People hovering at all available edges of the display cases, courteous glances and awkward shuffles to make your way round the masterpieces on offer, while the cold minimalist atmosphere that has been created to view the pieces at their best is immediately destroyed by the mass of bodies. Sound like every other blockbuster art show in town? Maybe.
But the art on offer at the British Museum’s Ice Age Art: Arrival of the Modern Mind exhibition, dating from between 10,000 and 40,000 years ago is truly ground-breaking. For instance, here you get to see the oldest known portrait of a woman (above), a woman who lived 27,000 years ago in the Czech Republic. It has been created by someone who spent time, energy and resources carving the image complete with sculpted hair (or headdress) and dimpled chin. Contrary to how pre-historic people are often defined – as ‘hunter gatherers’ – here is someone who already knew that there was more to life than their day job and more to life than eating, sleeping and procreating and has chosen to create something instead.

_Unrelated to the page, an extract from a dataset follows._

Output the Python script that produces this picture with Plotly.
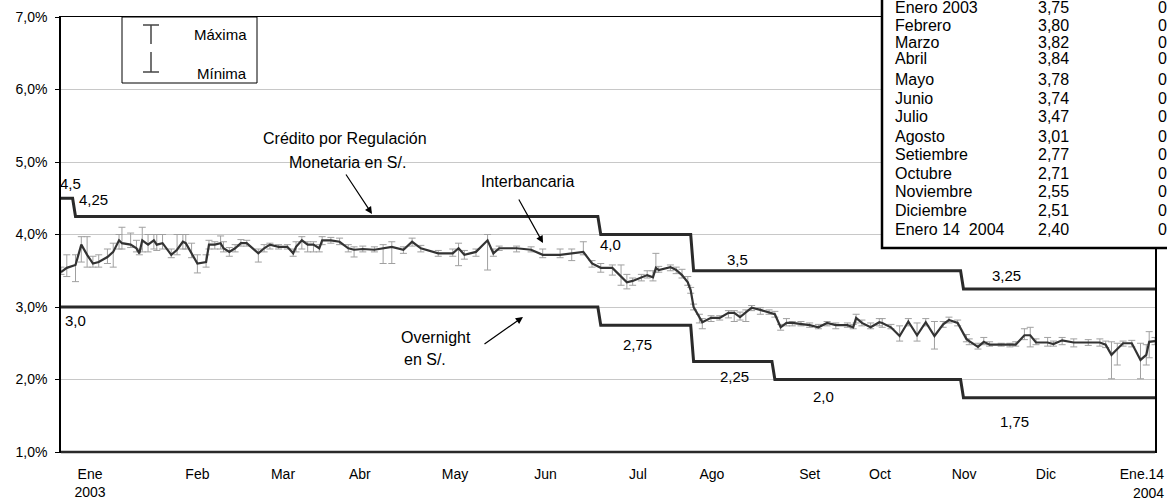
import plotly.graph_objects as go

# ---------------- data ----------------
fechas = [
    "2003-01-02", "2003-01-04", "2003-01-07", "2003-01-09", "2003-01-11", "2003-01-13", "2003-01-15",
    "2003-01-18", "2003-01-20", "2003-01-22", "2003-01-23", "2003-01-26", "2003-01-28", "2003-01-29",
    "2003-01-30", "2003-02-01", "2003-02-03", "2003-02-04", "2003-02-06", "2003-02-09", "2003-02-11",
    "2003-02-13", "2003-02-14", "2003-02-16", "2003-02-18", "2003-02-21", "2003-02-22", "2003-02-24",
    "2003-02-26", "2003-02-27", "2003-03-01", "2003-03-03", "2003-03-05", "2003-03-07", "2003-03-11",
    "2003-03-13", "2003-03-15", "2003-03-18", "2003-03-21", "2003-03-23", "2003-03-24", "2003-03-26",
    "2003-03-28", "2003-03-30", "2003-04-01", "2003-04-02", "2003-04-05", "2003-04-08", "2003-04-11",
    "2003-04-13", "2003-04-16", "2003-04-20", "2003-04-23", "2003-04-26", "2003-04-30", "2003-05-03",
    "2003-05-06", "2003-05-12", "2003-05-17", "2003-05-19", "2003-05-21", "2003-05-25", "2003-05-29",
    "2003-05-31", "2003-06-02", "2003-06-08", "2003-06-13", "2003-06-17", "2003-06-23", "2003-06-27",
    "2003-07-01", "2003-07-04", "2003-07-07", "2003-07-11", "2003-07-14", "2003-07-16", "2003-07-18",
    "2003-07-21", "2003-07-23", "2003-07-25", "2003-07-26", "2003-07-27", "2003-07-31", "2003-08-02",
    "2003-08-04", "2003-08-06", "2003-08-07", "2003-08-08", "2003-08-10", "2003-08-11", "2003-08-14",
    "2003-08-17", "2003-08-20", "2003-08-22", "2003-08-24", "2003-08-26", "2003-08-28", "2003-08-31",
    "2003-09-03", "2003-09-05", "2003-09-07", "2003-09-09", "2003-09-11", "2003-09-14", "2003-09-17",
    "2003-09-20", "2003-09-23", "2003-09-26", "2003-09-30", "2003-10-02", "2003-10-03", "2003-10-05",
    "2003-10-08", "2003-10-11", "2003-10-12", "2003-10-15", "2003-10-18", "2003-10-21", "2003-10-24",
    "2003-10-27", "2003-10-30", "2003-11-02", "2003-11-04", "2003-11-07", "2003-11-10", "2003-11-11",
    "2003-11-14", "2003-11-16", "2003-11-18", "2003-11-22", "2003-11-25", "2003-11-27", "2003-11-30",
    "2003-12-02", "2003-12-04", "2003-12-08", "2003-12-10", "2003-12-13", "2003-12-17", "2003-12-22",
    "2003-12-26", "2003-12-28", "2003-12-30", "2004-01-01", "2004-01-03", "2004-01-06", "2004-01-09",
    "2004-01-11", "2004-01-12", "2004-01-14",
]
interbancaria = [
    3.48, 3.54, 3.58, 3.86, 3.72, 3.60, 3.62,
    3.69, 3.76, 3.92, 3.88, 3.86, 3.81, 3.74,
    3.92, 3.86, 3.92, 3.86, 3.88, 3.72, 3.79,
    3.90, 3.88, 3.74, 3.60, 3.62, 3.86, 3.86,
    3.88, 3.81, 3.76, 3.81, 3.88, 3.88, 3.74,
    3.81, 3.86, 3.83, 3.83, 3.74, 3.83, 3.92,
    3.86, 3.86, 3.81, 3.92, 3.92, 3.90, 3.81,
    3.79, 3.80, 3.79, 3.81, 3.83, 3.79, 3.90,
    3.81, 3.74, 3.74, 3.81, 3.72, 3.76, 3.92,
    3.74, 3.81, 3.81, 3.79, 3.72, 3.72, 3.74,
    3.76, 3.60, 3.54, 3.54, 3.42, 3.34, 3.36,
    3.41, 3.44, 3.41, 3.54, 3.51, 3.55, 3.51,
    3.44, 3.34, 3.23, 3.00, 2.85, 2.79, 2.85,
    2.85, 2.92, 2.92, 2.86, 2.92, 2.99, 2.96,
    2.93, 2.90, 2.72, 2.78, 2.78, 2.77, 2.75,
    2.72, 2.78, 2.75, 2.75, 2.72, 2.85, 2.78,
    2.72, 2.79, 2.78, 2.72, 2.60, 2.80, 2.61,
    2.79, 2.60, 2.76, 2.82, 2.78, 2.56, 2.53,
    2.45, 2.52, 2.48, 2.48, 2.48, 2.48, 2.61,
    2.61, 2.51, 2.51, 2.49, 2.54, 2.51, 2.51,
    2.51, 2.48, 2.34, 2.42, 2.50, 2.50, 2.27,
    2.34, 2.52, 2.53,
]
maxima = [
    3.55, 3.72, 3.72, 3.97, 3.97, 3.70, 3.72,
    3.80, 3.88, 4.00, 4.10, 4.02, 3.92, 3.80,
    4.10, 4.00, 4.00, 4.00, 4.00, 3.80, 4.00,
    4.00, 4.00, 3.88, 3.72, 3.72, 3.92, 3.90,
    3.98, 3.90, 3.82, 3.86, 3.93, 3.92, 3.80,
    3.86, 3.88, 3.86, 3.86, 3.80, 3.90, 3.97,
    3.90, 3.90, 3.86, 3.97, 3.96, 3.95, 3.86,
    3.83, 3.84, 3.83, 3.86, 3.90, 3.83, 3.95,
    3.85, 3.78, 3.80, 3.88, 3.78, 3.80, 4.00,
    3.80, 3.84, 3.84, 3.83, 3.80, 3.80, 3.80,
    3.90, 3.64, 3.60, 3.58, 3.58, 3.45, 3.40,
    3.45, 3.50, 3.50, 3.74, 3.56, 3.58, 3.55,
    3.52, 3.42, 3.27, 3.04, 2.90, 2.84, 2.88,
    2.88, 2.95, 2.95, 2.93, 2.96, 3.02, 2.99,
    2.96, 2.94, 2.76, 2.84, 2.80, 2.80, 2.78,
    2.76, 2.80, 2.78, 2.78, 2.76, 2.90, 2.82,
    2.78, 2.84, 2.84, 2.76, 2.74, 2.84, 2.78,
    2.84, 2.80, 2.80, 2.86, 2.82, 2.62, 2.56,
    2.50, 2.58, 2.52, 2.50, 2.50, 2.52, 2.70,
    2.72, 2.56, 2.58, 2.53, 2.58, 2.56, 2.55,
    2.56, 2.53, 2.52, 2.50, 2.53, 2.54, 2.50,
    2.48, 2.66, 2.58,
]
minima = [
    3.45, 3.42, 3.35, 3.62, 3.55, 3.55, 3.55,
    3.60, 3.55, 3.80, 3.80, 3.82, 3.76, 3.72,
    3.76, 3.76, 3.80, 3.78, 3.80, 3.68, 3.72,
    3.80, 3.80, 3.68, 3.47, 3.55, 3.80, 3.80,
    3.80, 3.76, 3.70, 3.76, 3.84, 3.84, 3.62,
    3.76, 3.80, 3.80, 3.80, 3.70, 3.76, 3.80,
    3.76, 3.76, 3.76, 3.86, 3.88, 3.86, 3.76,
    3.69, 3.76, 3.76, 3.60, 3.60, 3.74, 3.84,
    3.76, 3.70, 3.70, 3.57, 3.66, 3.70, 3.51,
    3.70, 3.78, 3.76, 3.76, 3.68, 3.68, 3.64,
    3.72, 3.55, 3.48, 3.44, 3.30, 3.25, 3.30,
    3.36, 3.40, 3.36, 3.48, 3.48, 3.50, 3.46,
    3.40, 3.30, 3.19, 2.96, 2.78, 2.70, 2.80,
    2.82, 2.85, 2.80, 2.82, 2.80, 2.95, 2.90,
    2.90, 2.86, 2.68, 2.74, 2.74, 2.74, 2.72,
    2.70, 2.74, 2.70, 2.72, 2.70, 2.78, 2.74,
    2.70, 2.74, 2.72, 2.70, 2.53, 2.74, 2.53,
    2.74, 2.42, 2.72, 2.78, 2.74, 2.52, 2.48,
    2.42, 2.48, 2.46, 2.46, 2.45, 2.46, 2.55,
    2.45, 2.48, 2.46, 2.46, 2.48, 2.45, 2.47,
    2.46, 2.44, 2.01, 2.20, 2.46, 2.45, 2.01,
    2.20, 2.30, 2.48,
]

credito_fechas = ["2003-01-02", "2003-01-06", "2003-01-07", "2003-07-06", "2003-07-07",
                  "2003-08-07", "2003-08-08", "2003-11-08", "2003-11-09", "2004-01-14"]
credito_tasa = [4.5, 4.5, 4.25, 4.25, 4.0, 4.0, 3.5, 3.5, 3.25, 3.25]

overnight_fechas = ["2003-01-02", "2003-07-06", "2003-07-07", "2003-08-07", "2003-08-08",
                    "2003-09-04", "2003-09-05", "2003-11-08", "2003-11-09", "2004-01-14"]
overnight_tasa = [3.0, 3.0, 2.75, 2.75, 2.25, 2.25, 2.0, 2.0, 1.75, 1.75]

y_ticks = [1, 2, 3, 4, 5, 6, 7]
y_labels = ["1,0%", "2,0%", "3,0%", "4,0%", "5,0%", "6,0%", "7,0%"]

x_tick_fechas = ["2003-01-12", "2003-02-18", "2003-03-19 12:00", "2003-04-15",
                 "2003-05-17 19:00", "2003-06-18", "2003-07-19 19:00", "2003-08-14 07:00",
                 "2003-09-17", "2003-10-11 05:00", "2003-11-09 05:00", "2003-12-07 10:00",
                 "2004-01-09 12:00"]
x_tick_labels = ["Ene<br>2003", "Feb", "Mar", "Abr", "May", "Jun", "Jul", "Ago", "Set",
                 "Oct", "Nov", "Dic", "Ene.14"]

tabla_meses = ["Enero 2003", "Febrero", "Marzo", "Abril", "Mayo", "Junio", "Julio", "Agosto",
               "Setiembre", "Octubre", "Noviembre", "Diciembre", "Enero 14  2004"]
tabla_promedio = ["3,75", "3,80", "3,82", "3,84", "3,78", "3,74", "3,47", "3,01",
                  "2,77", "2,71", "2,55", "2,51", "2,40"]
tabla_tercera = ["0"] * 13

# ---------------- geometry helpers (window pixel -> paper) ----------------
L, R, T, B = 61, 1155, 17, 452
def px(x):
    return (x - L) / (R - L)
def py(y):
    return (B - y) / (B - T)

FONT = "Liberation Sans, Arial, sans-serif"
DARK = "#2a2a2a"

fig = go.Figure()

err_plus = [h - v for h, v in zip(maxima, interbancaria)]
err_minus = [v - l for v, l in zip(interbancaria, minima)]

fig.add_trace(go.Scatter(
    x=fechas, y=interbancaria, mode="lines",
    line=dict(color="#333333", width=2.2),
    error_y=dict(type="data", symmetric=False, array=err_plus, arrayminus=err_minus,
                 color="#a0a0a0", thickness=1, width=3.5),
    showlegend=False, hoverinfo="skip",
))
fig.add_trace(go.Scatter(
    x=credito_fechas, y=credito_tasa, mode="lines",
    line=dict(color=DARK, width=3), showlegend=False, hoverinfo="skip",
))
fig.add_trace(go.Scatter(
    x=overnight_fechas, y=overnight_tasa, mode="lines",
    line=dict(color=DARK, width=3), showlegend=False, hoverinfo="skip",
))

ann = []
def text(x, y, s, xanchor="center", size=15):
    ann.append(dict(x=px(x), y=py(y), xref="paper", yref="paper", text=s, showarrow=False,
                    xanchor=xanchor, yanchor="middle", font=dict(size=size, color="black", family=FONT)))

# rate labels
text(70, 183, "4,5")
text(93, 200, "4,25")
text(75, 320, "3,0")
text(610, 245, "4,0")
text(737, 259, "3,5")
text(637, 344, "2,75")
text(734, 376, "2,25")
text(823, 396, "2,0")
text(1006, 275, "3,25")
text(1014, 421, "1,75")

# series labels
text(345, 138, "Crédito por Regulación", size=16)
text(347, 162, "Monetaria en S/.", size=16)
text(527, 181, "Interbancaria", size=16)
text(436, 338, "Overnight", size=16)
text(402, 359, "en S/.", xanchor="left", size=16)

# year under last tick
text(1166, 493, "2004", xanchor="right", size=14)

# arrows
def arrow(hx, hy, tx, ty):
    ann.append(dict(x=px(hx), y=py(hy), xref="paper", yref="paper", ax=tx - hx, ay=ty - hy,
                    showarrow=True, arrowhead=2, arrowsize=1.2, arrowwidth=1.2, arrowcolor="black",
                    text=""))
arrow(372, 214, 345, 173)
arrow(543, 243, 518, 198)
arrow(523, 317, 483, 345)

# legend box texts
text(249, 35, "Máxima", xanchor="right")
text(249, 73, "Mínima", xanchor="right")

# table
tabla_y = [7, 25, 42, 59, 80, 98, 116, 136, 154, 173, 191, 210, 229]
for yy, m, p, t in zip(tabla_y, tabla_meses, tabla_promedio, tabla_tercera):
    text(893, yy, m, xanchor="left", size=16)
    text(1036, yy, p, xanchor="left", size=16)
    text(1156, yy, t, xanchor="left", size=16)

shapes = []
# legend box
shapes.append(dict(type="rect", xref="paper", yref="paper", x0=px(122), x1=px(257), y0=py(83), y1=py(17),
                   line=dict(color="black", width=1), fillcolor="white", layer="above"))
# legend glyphs
for (x0, x1, y0, y1) in [(151, 151, 25, 44), (143, 159, 25, 25), (151, 151, 52, 72), (143, 159, 72, 72)]:
    shapes.append(dict(type="line", xref="paper", yref="paper", x0=px(x0), x1=px(x1), y0=py(y0), y1=py(y1),
                       line=dict(color="#444444", width=1.5), layer="above"))
# table box
shapes.append(dict(type="rect", xref="paper", yref="paper", x0=px(882), x1=px(1190), y0=py(248), y1=py(-20),
                   line=dict(color="black", width=2.5), fillcolor="white", layer="above"))
# thick bottom axis line
shapes.append(dict(type="line", xref="paper", yref="paper", x0=0, x1=1, y0=0, y1=0,
                   line=dict(color=DARK, width=2.5), layer="above"))

fig.update_layout(
    width=1167, height=500,
    margin=dict(l=L, r=1167 - R, t=T, b=500 - B, autoexpand=False),
    paper_bgcolor="white", plot_bgcolor="white",
    font=dict(family=FONT, size=14, color="black"),
    annotations=ann, shapes=shapes,
    xaxis=dict(type="date", range=["2003-01-02", "2004-01-14"], showgrid=False, zeroline=False,
               showline=True, linecolor="black", linewidth=1, mirror=True, automargin=False,
               tickmode="array", tickvals=x_tick_fechas, ticktext=x_tick_labels, ticks="",
               ticklabelstandoff=9,
               tickfont=dict(size=14, family=FONT, color="black")),
    yaxis=dict(range=[1, 7], tickmode="array", tickvals=y_ticks, ticktext=y_labels,
               showgrid=True, gridcolor="#c8c8c8", gridwidth=1, zeroline=False,
               showline=True, linecolor="black", linewidth=1.5, mirror=True, automargin=False,
               ticks="outside", ticklen=4, tickcolor="black",
               tickfont=dict(size=14, family=FONT, color="black"), ticklabelstandoff=5),
)

fig.write_html("out.html", config={"displayModeBar": False},
               post_script="document.body.style.margin='0';document.body.style.overflow='hidden';")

Alongside the sculpted head of the woman mentioned above, two other pieces from the Czech Republic stand out: An engraved mammoth tusk depicting complex geometric shapes; and a ‘doll or puppet’ found in an isolated grave (above). These were also made about 27,000 years ago.
Apart from reawakening my desire to learn Czech (over and above ‘Jedno pivo, prosim’) it also made me want to know what the area that now makes up the Czech Republic was like at that time. Maybe there’s not much evidence for this which is why minimalist contexts were chosen, but it conjures up wider questions – what was the European landscape like at that time, was it green or desolate? Was it full of trees or grasses? What were people doing other than making art? What/how/where were they hunting?

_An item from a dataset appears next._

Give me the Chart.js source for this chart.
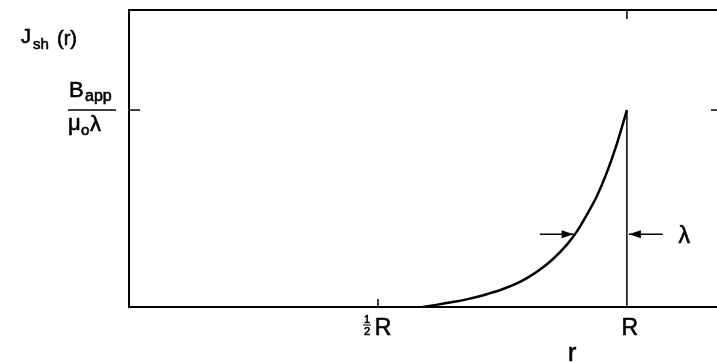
<!DOCTYPE html>
<html>
<head>
<meta charset="utf-8">
<script src="https://cdn.jsdelivr.net/npm/chart.js@4"></script>
<style>
  html, body { margin: 0; padding: 0; background: #fff; overflow: hidden; }
  #wrap { width: 727px; height: 362px; }
</style>
</head>
<body>
<div id="wrap"><canvas id="mycanvas" width="727" height="362"></canvas></div>
<script>
// values (r in units of R, J in units of Bapp/(mu0 lambda))
var curveR = [0.59, 0.62, 0.65, 0.68, 0.70, 0.72, 0.75, 0.78, 0.80, 0.82, 0.85, 0.88, 0.90, 0.92, 0.94, 0.96, 0.98, 1.00];
var curveJ = [0.00, 0.012, 0.025, 0.04, 0.052, 0.066, 0.09, 0.121, 0.148, 0.18, 0.24, 0.318, 0.385, 0.47, 0.565, 0.685, 0.83, 1.00];
var edgeR = [1.00, 1.00];
var edgeJ = [0.00, 1.00];
var xTicks = [0.5, 1.0];
var yTicks = [1.0];
var arrowJ = 0.37;
var leftArrow = [0.825, 0.893];
var rightArrow = [1.072, 1.004];
var lambdaR = 1.115;

function pts(xs, ys) {
	var out = [];
	for (var i in xs) out.push({x: xs[i], y: ys[i]});
	return out;
}

var ink = '#000';
var fontName = '"Liberation Sans", Arial, sans-serif';

function arrow(ctx, x0, x1, y) {
	var dir = x1 > x0 ? 1 : -1;
	ctx.beginPath();
	ctx.moveTo(x0, y);
	ctx.lineTo(x1, y);
	ctx.stroke();
	ctx.beginPath();
	ctx.moveTo(x1, y);
	ctx.lineTo(x1 - dir * 12, y - 4);
	ctx.lineTo(x1 - dir * 12, y + 4);
	ctx.closePath();
	ctx.fill();
}

// text a little heavier, like the scanned original
function txt(ctx, s, x, y) {
	ctx.fillText(s, x, y);
	ctx.lineWidth = 0.6;
	ctx.strokeText(s, x, y);
}

var decor = {
	id: 'decor',
	afterDraw: function(chart) {
		var ctx = chart.ctx, a = chart.chartArea;
		var xs = chart.scales.x, ys = chart.scales.y;
		ctx.save();
		ctx.strokeStyle = ink;
		ctx.fillStyle = ink;
		ctx.lineWidth = 2;
		ctx.strokeRect(a.left, a.top, a.right - a.left, a.bottom - a.top);

		// inward ticks
		ctx.lineWidth = 1.5;
		yTicks.forEach(function(v) {
			var py = ys.getPixelForValue(v);
			ctx.beginPath(); ctx.moveTo(a.left, py); ctx.lineTo(a.left + 11, py); ctx.stroke();
			ctx.beginPath(); ctx.moveTo(a.right, py); ctx.lineTo(a.right - 11, py); ctx.stroke();
		});
		var pH = xs.getPixelForValue(xTicks[0]);
		var pR = xs.getPixelForValue(xTicks[1]);
		ctx.beginPath(); ctx.moveTo(pH, a.bottom); ctx.lineTo(pH, a.bottom - 8); ctx.stroke();
		ctx.beginPath(); ctx.moveTo(pR, a.top); ctx.lineTo(pR, a.top + 9); ctx.stroke();

		// x tick labels
		ctx.textBaseline = 'alphabetic';
		ctx.textAlign = 'center';
		ctx.font = '23px ' + fontName;
		txt(ctx, 'R', pR + 3, 335);
		txt(ctx, 'R', pH + 5, 335);
		ctx.font = '11px ' + fontName;
		txt(ctx, '1', pH - 11, 323);
		txt(ctx, '2', pH - 11, 335);
		ctx.lineWidth = 1;
		ctx.beginPath(); ctx.moveTo(pH - 15, 325); ctx.lineTo(pH - 7, 325); ctx.stroke();

		// x axis title
		ctx.font = '25px ' + fontName;
		txt(ctx, 'r', xs.getPixelForValue(0.89), 361);

		// y axis title J_sh (r)
		ctx.textAlign = 'left';
		ctx.font = '20px ' + fontName;
		txt(ctx, 'J', 21, 43);
		ctx.font = '15px ' + fontName;
		txt(ctx, 'sh', 33, 49);
		ctx.font = '20px ' + fontName;
		txt(ctx, '(r)', 57, 45);

		// y tick label Bapp / (mu0 lambda)
		var py1 = ys.getPixelForValue(yTicks[0]);
		ctx.font = '22px ' + fontName;
		txt(ctx, 'B', 69, py1 - 13);
		ctx.font = '16px ' + fontName;
		txt(ctx, 'app', 85, py1 - 9);
		ctx.lineWidth = 1.5;
		ctx.beginPath(); ctx.moveTo(68, py1); ctx.lineTo(116, py1); ctx.stroke();
		ctx.font = '22px ' + fontName;
		txt(ctx, '\u03bc', 68, py1 + 20);
		ctx.font = '15px ' + fontName;
		txt(ctx, 'o', 81, py1 + 25);
		ctx.font = '22px ' + fontName;
		txt(ctx, '\u03bb', 90, py1 + 21);

		// lambda arrows
		ctx.lineWidth = 1.5;
		var pa = ys.getPixelForValue(arrowJ);
		arrow(ctx, xs.getPixelForValue(leftArrow[0]), xs.getPixelForValue(leftArrow[1]), pa);
		arrow(ctx, xs.getPixelForValue(rightArrow[0]), xs.getPixelForValue(rightArrow[1]), pa);
		ctx.font = '23px ' + fontName;
		ctx.textAlign = 'center';
		txt(ctx, '\u03bb', xs.getPixelForValue(lambdaR), pa + 9);
		ctx.restore();
	}
};

var chartdata = {
	datasets: [
		{
			data: pts(curveR, curveJ),
			showLine: true,
			borderColor: ink,
			borderWidth: 2.5,
			pointRadius: 0,
			cubicInterpolationMode: 'monotone'
		},
		{
			data: pts(edgeR, edgeJ),
			showLine: true,
			borderColor: ink,
			borderWidth: 1.5,
			pointRadius: 0
		}
	]
};

var ctx = document.getElementById('mycanvas');

var graph = new Chart(ctx, {
	type: 'scatter',
	data: chartdata,
	options: {
		responsive: false,
		animation: false,
		devicePixelRatio: 1,
		layout: { padding: { left: 0, top: 10, right: 5, bottom: 0 } },
		plugins: { legend: { display: false }, tooltip: { enabled: false } },
		scales: {
			x: {
				type: 'linear', min: 0, max: 1.191,
				ticks: { display: false },
				grid: { display: false },
				border: { display: false },
				afterFit: function(s) { s.height = 55; }
			},
			y: {
				type: 'linear', min: 0, max: 1.508,
				ticks: { display: false },
				grid: { display: false },
				border: { display: false },
				afterFit: function(s) { s.width = 129; }
			}
		}
	},
	plugins: [decor]
});
</script>
</body>
</html>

These questions were alluded to at times in the exhibition but I guess what I really wanted to know was where did these pieces of art come from; something amazing was happening and people had started making objects that today we recognise as ‘art’, but instead of exploring the context of the arrival of this modern mind I came away feeling like I’d just been to a very nice exhibition at the Tate Modern.
I assume exhibiting the pieces as if in a modern art gallery was what the intention was and so they have succeeded in this, but it’s thanks to the quality of the objects on show that I’m sure to be returning for a second look and maybe some more of my questions will be answered then.